■ GIVEN PROBLEM
Quote the data below in full, minus the images.

■ DATASET EXTRACT
======

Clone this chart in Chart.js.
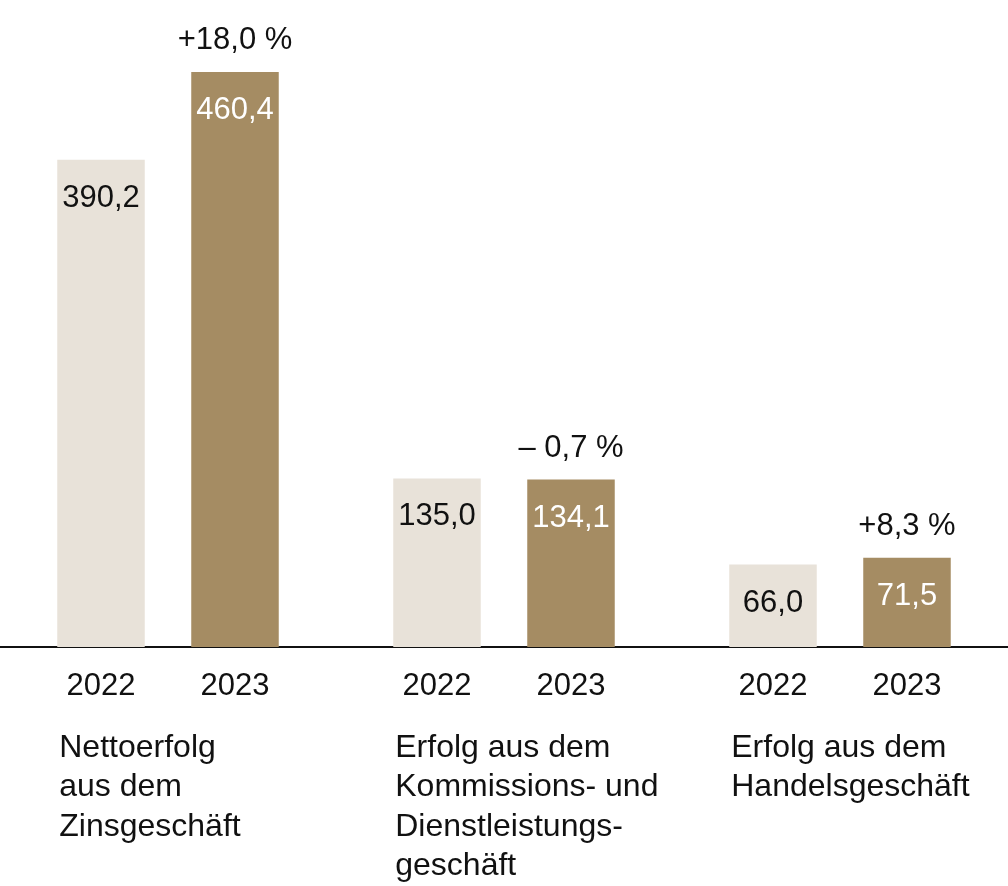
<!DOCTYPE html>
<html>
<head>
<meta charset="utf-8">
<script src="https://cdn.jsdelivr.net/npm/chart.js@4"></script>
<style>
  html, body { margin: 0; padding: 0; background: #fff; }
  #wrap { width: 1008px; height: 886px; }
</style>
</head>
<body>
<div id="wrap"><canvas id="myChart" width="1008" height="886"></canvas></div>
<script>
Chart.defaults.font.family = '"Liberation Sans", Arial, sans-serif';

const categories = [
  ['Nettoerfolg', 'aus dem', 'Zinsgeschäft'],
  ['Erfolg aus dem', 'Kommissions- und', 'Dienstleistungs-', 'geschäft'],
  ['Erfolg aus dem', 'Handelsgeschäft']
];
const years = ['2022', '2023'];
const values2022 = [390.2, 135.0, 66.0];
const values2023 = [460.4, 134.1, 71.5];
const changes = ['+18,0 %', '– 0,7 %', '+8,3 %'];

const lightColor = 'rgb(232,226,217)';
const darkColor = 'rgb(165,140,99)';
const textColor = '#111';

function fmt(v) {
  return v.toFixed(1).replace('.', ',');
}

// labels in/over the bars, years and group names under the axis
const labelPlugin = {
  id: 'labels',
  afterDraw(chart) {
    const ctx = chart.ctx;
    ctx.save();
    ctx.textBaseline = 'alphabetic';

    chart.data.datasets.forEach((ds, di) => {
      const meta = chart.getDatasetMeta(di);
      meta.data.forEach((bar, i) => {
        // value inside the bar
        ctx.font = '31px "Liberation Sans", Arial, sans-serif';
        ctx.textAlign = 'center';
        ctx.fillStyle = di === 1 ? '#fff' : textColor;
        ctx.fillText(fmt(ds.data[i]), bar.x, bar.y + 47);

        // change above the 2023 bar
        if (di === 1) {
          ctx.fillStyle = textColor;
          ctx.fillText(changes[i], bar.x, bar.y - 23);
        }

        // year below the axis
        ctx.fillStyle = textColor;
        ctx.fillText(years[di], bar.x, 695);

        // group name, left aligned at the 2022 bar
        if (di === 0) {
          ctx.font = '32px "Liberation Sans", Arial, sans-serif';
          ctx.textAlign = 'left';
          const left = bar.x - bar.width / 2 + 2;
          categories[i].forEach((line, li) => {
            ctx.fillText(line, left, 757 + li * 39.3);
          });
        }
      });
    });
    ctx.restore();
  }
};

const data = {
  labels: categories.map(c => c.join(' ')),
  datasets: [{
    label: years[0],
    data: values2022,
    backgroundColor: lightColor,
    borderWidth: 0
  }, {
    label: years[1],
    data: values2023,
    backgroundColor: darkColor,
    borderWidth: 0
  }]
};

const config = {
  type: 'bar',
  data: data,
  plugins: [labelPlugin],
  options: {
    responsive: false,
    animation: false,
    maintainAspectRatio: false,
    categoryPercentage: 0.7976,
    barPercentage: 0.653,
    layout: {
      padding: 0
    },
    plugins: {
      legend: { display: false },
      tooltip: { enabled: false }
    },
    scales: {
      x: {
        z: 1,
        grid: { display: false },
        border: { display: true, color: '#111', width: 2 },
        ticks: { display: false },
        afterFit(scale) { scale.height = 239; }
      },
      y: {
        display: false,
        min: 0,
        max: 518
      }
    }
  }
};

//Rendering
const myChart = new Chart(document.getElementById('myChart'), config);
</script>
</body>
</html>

======

■ FULL ANSWER
Clone this chart in Chart.js.
<!DOCTYPE html>
<html>
<head>
<meta charset="utf-8">
<script src="https://cdn.jsdelivr.net/npm/chart.js@4"></script>
<style>
  html, body { margin: 0; padding: 0; background: #fff; }
  #wrap { width: 1008px; height: 886px; }
</style>
</head>
<body>
<div id="wrap"><canvas id="myChart" width="1008" height="886"></canvas></div>
<script>
Chart.defaults.font.family = '"Liberation Sans", Arial, sans-serif';

const categories = [
  ['Nettoerfolg', 'aus dem', 'Zinsgeschäft'],
  ['Erfolg aus dem', 'Kommissions- und', 'Dienstleistungs-', 'geschäft'],
  ['Erfolg aus dem', 'Handelsgeschäft']
];
const years = ['2022', '2023'];
const values2022 = [390.2, 135.0, 66.0];
const values2023 = [460.4, 134.1, 71.5];
const changes = ['+18,0 %', '– 0,7 %', '+8,3 %'];

const lightColor = 'rgb(232,226,217)';
const darkColor = 'rgb(165,140,99)';
const textColor = '#111';

function fmt(v) {
  return v.toFixed(1).replace('.', ',');
}

// labels in/over the bars, years and group names under the axis
const labelPlugin = {
  id: 'labels',
  afterDraw(chart) {
    const ctx = chart.ctx;
    ctx.save();
    ctx.textBaseline = 'alphabetic';

    chart.data.datasets.forEach((ds, di) => {
      const meta = chart.getDatasetMeta(di);
      meta.data.forEach((bar, i) => {
        // value inside the bar
        ctx.font = '31px "Liberation Sans", Arial, sans-serif';
        ctx.textAlign = 'center';
        ctx.fillStyle = di === 1 ? '#fff' : textColor;
        ctx.fillText(fmt(ds.data[i]), bar.x, bar.y + 47);

        // change above the 2023 bar
        if (di === 1) {
          ctx.fillStyle = textColor;
          ctx.fillText(changes[i], bar.x, bar.y - 23);
        }

        // year below the axis
        ctx.fillStyle = textColor;
        ctx.fillText(years[di], bar.x, 695);

        // group name, left aligned at the 2022 bar
        if (di === 0) {
          ctx.font = '32px "Liberation Sans", Arial, sans-serif';
          ctx.textAlign = 'left';
          const left = bar.x - bar.width / 2 + 2;
          categories[i].forEach((line, li) => {
            ctx.fillText(line, left, 757 + li * 39.3);
          });
        }
      });
    });
    ctx.restore();
  }
};

const data = {
  labels: categories.map(c => c.join(' ')),
  datasets: [{
    label: years[0],
    data: values2022,
    backgroundColor: lightColor,
    borderWidth: 0
  }, {
    label: years[1],
    data: values2023,
    backgroundColor: darkColor,
    borderWidth: 0
  }]
};

const config = {
  type: 'bar',
  data: data,
  plugins: [labelPlugin],
  options: {
    responsive: false,
    animation: false,
    maintainAspectRatio: false,
    categoryPercentage: 0.7976,
    barPercentage: 0.653,
    layout: {
      padding: 0
    },
    plugins: {
      legend: { display: false },
      tooltip: { enabled: false }
    },
    scales: {
      x: {
        z: 1,
        grid: { display: false },
        border: { display: true, color: '#111', width: 2 },
        ticks: { display: false },
        afterFit(scale) { scale.height = 239; }
      },
      y: {
        display: false,
        min: 0,
        max: 518
      }
    }
  }
};

//Rendering
const myChart = new Chart(document.getElementById('myChart'), config);
</script>
</body>
</html>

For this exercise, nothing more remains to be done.